▶ **Task statement**
Wherever "chart" appears in a line, list that line.
#####
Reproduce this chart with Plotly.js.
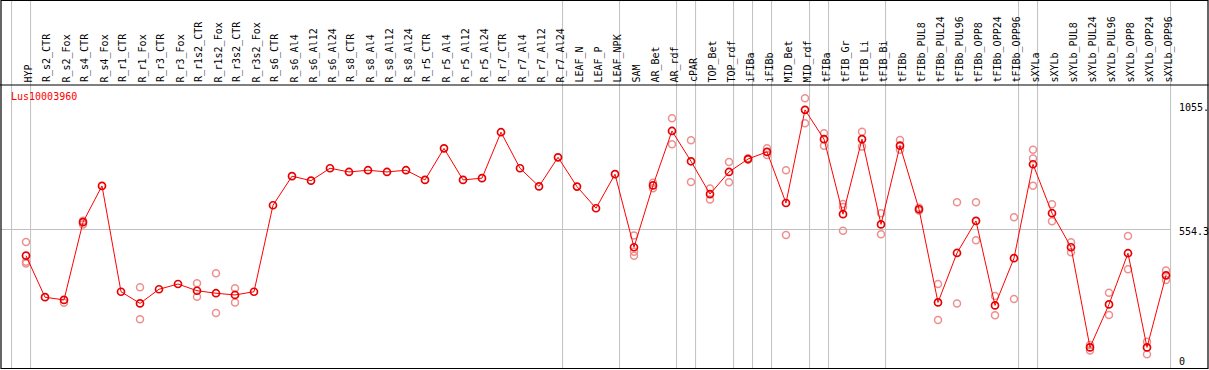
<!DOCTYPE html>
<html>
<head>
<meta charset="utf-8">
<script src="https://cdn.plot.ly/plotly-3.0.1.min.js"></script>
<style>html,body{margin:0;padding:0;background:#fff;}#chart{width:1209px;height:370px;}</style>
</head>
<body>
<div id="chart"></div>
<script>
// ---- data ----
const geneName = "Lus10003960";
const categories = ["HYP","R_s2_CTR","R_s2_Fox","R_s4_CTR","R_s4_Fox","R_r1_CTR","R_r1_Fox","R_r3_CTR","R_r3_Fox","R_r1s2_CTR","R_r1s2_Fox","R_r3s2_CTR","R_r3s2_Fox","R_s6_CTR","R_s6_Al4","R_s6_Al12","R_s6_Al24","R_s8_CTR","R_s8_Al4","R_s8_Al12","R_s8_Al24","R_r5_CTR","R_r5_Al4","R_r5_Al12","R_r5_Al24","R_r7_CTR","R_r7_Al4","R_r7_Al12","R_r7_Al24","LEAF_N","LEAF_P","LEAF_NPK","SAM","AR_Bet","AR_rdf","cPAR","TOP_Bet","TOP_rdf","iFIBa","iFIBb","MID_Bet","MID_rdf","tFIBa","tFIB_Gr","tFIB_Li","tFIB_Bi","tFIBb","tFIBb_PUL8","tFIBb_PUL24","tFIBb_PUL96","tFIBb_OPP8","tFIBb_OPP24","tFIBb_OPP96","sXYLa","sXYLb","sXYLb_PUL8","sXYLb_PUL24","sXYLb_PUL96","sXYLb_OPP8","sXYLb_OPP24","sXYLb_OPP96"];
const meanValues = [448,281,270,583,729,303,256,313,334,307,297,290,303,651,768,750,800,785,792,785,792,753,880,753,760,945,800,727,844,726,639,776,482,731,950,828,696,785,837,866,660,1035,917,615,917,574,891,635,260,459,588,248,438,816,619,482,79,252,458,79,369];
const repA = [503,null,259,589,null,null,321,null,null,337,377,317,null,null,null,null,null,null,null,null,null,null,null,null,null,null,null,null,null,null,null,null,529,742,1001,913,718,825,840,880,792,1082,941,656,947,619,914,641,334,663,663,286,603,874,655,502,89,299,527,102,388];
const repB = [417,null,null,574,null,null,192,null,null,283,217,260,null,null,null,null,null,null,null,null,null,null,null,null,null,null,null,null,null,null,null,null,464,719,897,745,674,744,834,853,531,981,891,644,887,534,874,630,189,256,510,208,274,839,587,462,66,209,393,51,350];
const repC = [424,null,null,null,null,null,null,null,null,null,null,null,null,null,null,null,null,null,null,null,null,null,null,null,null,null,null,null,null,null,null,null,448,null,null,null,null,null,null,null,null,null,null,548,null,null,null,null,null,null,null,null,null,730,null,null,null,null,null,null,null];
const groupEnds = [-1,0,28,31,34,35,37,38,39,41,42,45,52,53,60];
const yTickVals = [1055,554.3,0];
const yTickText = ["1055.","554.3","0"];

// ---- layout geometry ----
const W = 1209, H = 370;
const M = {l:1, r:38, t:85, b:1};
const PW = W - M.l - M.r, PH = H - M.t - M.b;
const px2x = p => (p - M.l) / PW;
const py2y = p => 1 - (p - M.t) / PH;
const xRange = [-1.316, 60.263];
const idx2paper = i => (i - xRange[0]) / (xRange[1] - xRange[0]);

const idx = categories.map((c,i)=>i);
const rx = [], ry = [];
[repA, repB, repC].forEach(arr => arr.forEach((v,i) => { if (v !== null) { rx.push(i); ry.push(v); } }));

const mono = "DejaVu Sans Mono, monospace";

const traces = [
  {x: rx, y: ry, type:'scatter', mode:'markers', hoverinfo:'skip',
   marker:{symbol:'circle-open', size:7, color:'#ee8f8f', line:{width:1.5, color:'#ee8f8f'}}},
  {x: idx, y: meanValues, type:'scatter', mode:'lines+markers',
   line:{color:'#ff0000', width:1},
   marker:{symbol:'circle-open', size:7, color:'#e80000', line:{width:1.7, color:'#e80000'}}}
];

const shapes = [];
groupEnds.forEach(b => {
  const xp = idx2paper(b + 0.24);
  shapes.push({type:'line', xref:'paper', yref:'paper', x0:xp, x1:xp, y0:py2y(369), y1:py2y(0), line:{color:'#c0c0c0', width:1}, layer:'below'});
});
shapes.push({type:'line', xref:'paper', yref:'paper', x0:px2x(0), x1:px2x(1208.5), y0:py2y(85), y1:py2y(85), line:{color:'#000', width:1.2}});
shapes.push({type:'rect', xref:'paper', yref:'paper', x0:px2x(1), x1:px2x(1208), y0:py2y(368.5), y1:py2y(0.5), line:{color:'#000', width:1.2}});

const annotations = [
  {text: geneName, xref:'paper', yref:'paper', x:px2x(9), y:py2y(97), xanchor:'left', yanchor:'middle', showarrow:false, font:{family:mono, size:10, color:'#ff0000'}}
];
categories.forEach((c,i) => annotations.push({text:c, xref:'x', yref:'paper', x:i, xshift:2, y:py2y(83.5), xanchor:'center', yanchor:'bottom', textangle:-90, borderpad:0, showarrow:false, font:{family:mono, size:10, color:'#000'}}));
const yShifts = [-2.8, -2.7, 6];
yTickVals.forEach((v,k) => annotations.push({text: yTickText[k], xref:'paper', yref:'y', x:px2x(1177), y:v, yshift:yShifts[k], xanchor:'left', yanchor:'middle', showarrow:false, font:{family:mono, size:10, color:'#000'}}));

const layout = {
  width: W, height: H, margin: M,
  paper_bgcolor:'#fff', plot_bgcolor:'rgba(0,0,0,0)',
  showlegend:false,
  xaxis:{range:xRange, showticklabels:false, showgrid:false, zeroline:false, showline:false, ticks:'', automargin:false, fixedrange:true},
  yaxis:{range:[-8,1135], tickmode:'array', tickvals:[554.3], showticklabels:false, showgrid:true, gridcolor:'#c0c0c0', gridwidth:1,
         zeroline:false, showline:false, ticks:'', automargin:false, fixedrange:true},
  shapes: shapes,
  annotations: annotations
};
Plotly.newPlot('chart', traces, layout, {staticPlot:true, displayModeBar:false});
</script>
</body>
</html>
#####
▶ **Exercise result**
Reproduce this chart with Plotly.js.
<style>html,body{margin:0;padding:0;background:#fff;}#chart{width:1209px;height:370px;}</style>
<div id="chart"></div>
Plotly.newPlot('chart', traces, layout, {staticPlot:true, displayModeBar:false});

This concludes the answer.